Are there different types of snow?

Yes, there are many different types of snow. Even the shapes of snow when looking under a microscope can be very different, as there are prisms, plates, dendrites, crystals, graupel, columns and needles.

Then, once the snow falls, factors such as the temperature, the density and the time of day can significantly change the texture of the snow on the ground. In general, there are five main types of snowfall on ski slopes, namely:

  • Powder Snow: This is the fresh snow that remains relatively untouched and fluffy. There is low moisture content in powder snow and it is very thin.
  • Crud Snow: Crud snow is the by-product of powder snow that has been tracked out a little, made when several skiers have passed through the powder and caused the snow to become packed in places.
  • Icy Pistes: When snow melts and freezes and melts and freezes, this forms icy pistes of compacted frozen snow that have hard and slippery surfaces.
  • Crust: Depending on the temperatures, it is possible to find a layer of crust on some ski slopes. This happens when a thin layer of frozen snow sits on top of a layer of untouched powder.
  • Slush or Sticky Snow: When the snow starts to melt and becomes very wet, this is when you get slush on the ski slopes. Of all the different types of snow, this is the heaviest to ski or snowboard through.

 

Which different types of snow are best for skiing?

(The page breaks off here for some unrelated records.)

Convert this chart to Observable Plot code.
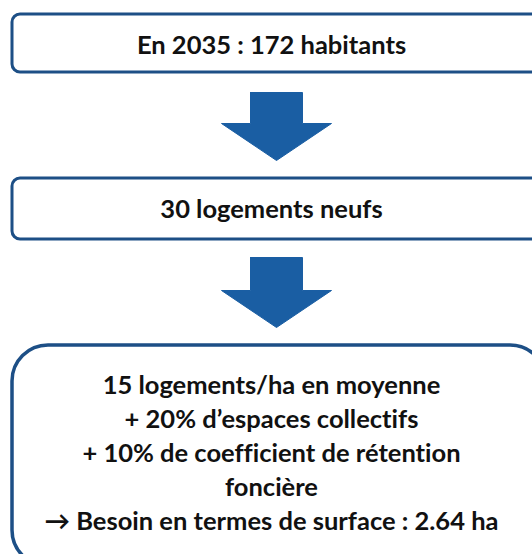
<!DOCTYPE html>
<html>
<head>
<meta charset="utf-8">
<script src="https://cdn.jsdelivr.net/npm/d3@7"></script>
<script src="https://cdn.jsdelivr.net/npm/@observablehq/plot@0.6"></script>
<style>
  html, body { margin: 0; padding: 0; background: #fff; overflow: hidden; }
  svg text { font-variant-ligatures: none; font-feature-settings: "liga" 0, "clig" 0; }
</style>
</head>
<body>
<div id="chart"></div>
<script>
// Flow steps (text content)
const step1 = ["En 2035 : 172 habitants"];
const step2 = ["30 logements neufs"];
const step3 = [
  "15 logements/ha en moyenne",
  "+ 20% d\u2019espaces collectifs",
  "+ 10% de coefficient de r\u00e9tention",
  "fonci\u00e8re",
  "\u2192 Besoin en termes de surface : 2.64 ha"
];

// Layout of boxes (pixel-space scale)
const boxTop = [14, 178, 345];
const boxBottom = [72, 239, 566];
const boxRadius = [8, 8, 36];
const boxStroke = [3, 3, 3.5];
const boxLeft = 12;
const boxRight = 546;
const textTop = [45, 209, 385];
const lineStep = 34;
const fontSize = 25.5;

// Arrows (center x, shaft top, head start, tip)
const arrowCx = 276;
const arrowShaftTop = [92, 257];
const arrowHeadTop = [123, 290];
const arrowTip = [160, 327];
const shaftHalf = 26;
const headHalf = 55;

const boxes = boxTop.map((t, i) => ({y1: t, y2: boxBottom[i], r: boxRadius[i], sw: boxStroke[i]}));
const texts = [];
[step1, step2, step3].forEach((lines, i) => {
  lines.forEach((s, j) => texts.push({text: s, y: textTop[i] + j * lineStep}));
});
const arrows = [];
arrowShaftTop.forEach((t, i) => {
  const h = arrowHeadTop[i], tip = arrowTip[i];
  [[arrowCx - shaftHalf, t], [arrowCx + shaftHalf, t], [arrowCx + shaftHalf, h],
   [arrowCx + headHalf, h], [arrowCx, tip], [arrowCx - headHalf, h],
   [arrowCx - shaftHalf, h], [arrowCx - shaftHalf, t]]
    .forEach(([x, y]) => arrows.push({id: i, x, y}));
});

const marks = [];
boxes.forEach(b => {
  marks.push(Plot.rect([b], {x1: boxLeft, x2: boxRight, y1: "y1", y2: "y2",
    rx: b.r, fill: "white", stroke: "#1d4f86", strokeWidth: b.sw}));
});
marks.push(Plot.line(arrows, {x: "x", y: "y", z: "id", fill: "#1a5ea3", stroke: "#1a5ea3", strokeWidth: 1}));
marks.push(Plot.text(texts, {
  x: 271, y: "y", text: "text", fontSize, fontWeight: "bold",
  fill: "#111111", textAnchor: "middle", lineAnchor: "middle",
  fontFamily: "Lato"
}));

const chart = Plot.plot({
  width: 532,
  height: 554,
  margin: 0,
  x: {domain: [0, 532], range: [0, 532], axis: null},
  y: {domain: [0, 554], range: [0, 554], axis: null},
  style: {fontFamily: "Lato", background: "white", overflow: "hidden"},
  marks
});
document.getElementById("chart").appendChild(chart);
</script>
</body>
</html>
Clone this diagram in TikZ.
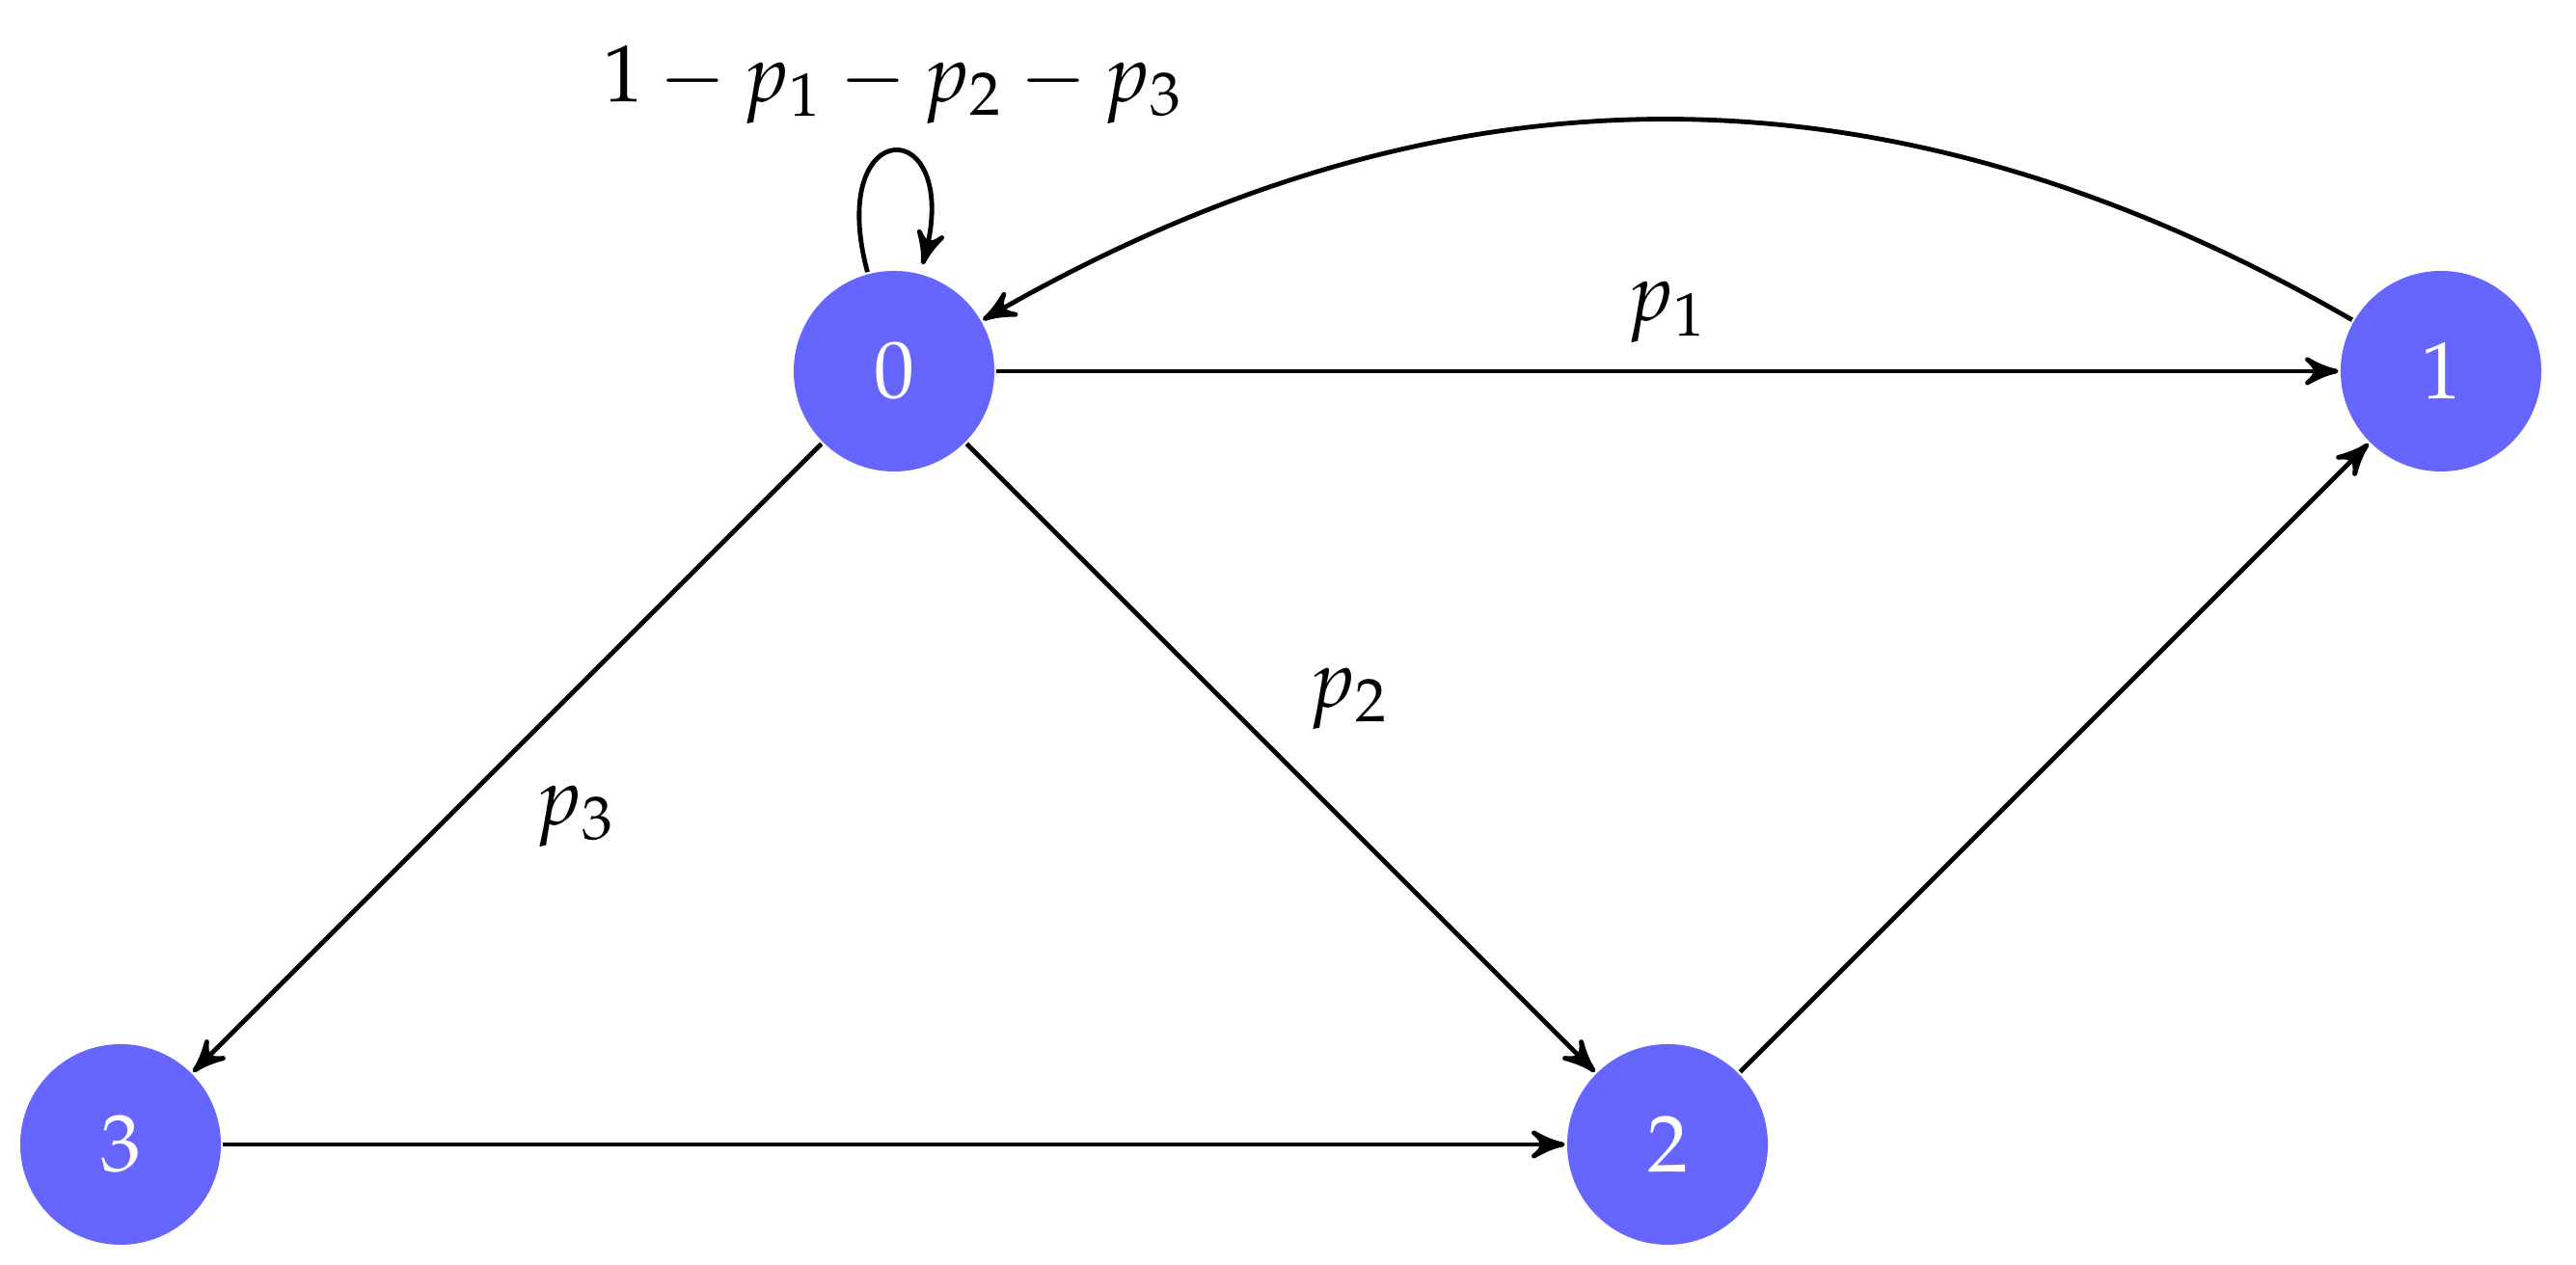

Some of the different types of snow are heaven for skiers and snowboarders, while others are hell. The favourite by far is powder snow as this gives a feeling of floating over the slopes. Because powder snow doesn’t last long, quickly becoming crud after being cut up, this is why many skiers and snowboarders will set off very early in the day, keen to ride the powder before it’s all gone.

Crust and crud are both quite common on ski slopes and aren’t necessarily bad types of snow. While not always ideal, any skiers or snowboarders with some experience should be fine on these kinds of slopes. With both crust and crud, the main issue is that the slopes are patchy and inconsistent, with some parts containing crust or packed snow, while others sections still have a lot of powder.

Then, icy pistes and slush or sticky snow are undesirable for opposite reasons. With icy slopes, it can be very slippy and difficult to ski on, while the hard surface and sharp edges can make for a painful fall if you hit the deck. With slush or sticky melting snow, there is the opposite problem of the snow being too soft. It can be very slow to ride such slopes and falls will get you very wet, even if there is much more cushioning than with a tumble on the ice.

So, are there different types of snow? Yes, there are. But, can you have fun skiing or snowboarding down all of them? Absolutely. While most prefer powder snow, there are some who relish the challenge of an icy piste or who enjoy the variety of crud. It’s simply a matter of trying out different kinds of slopes in a safe and supervised manner, working out for yourself which type of snow you enjoy the most.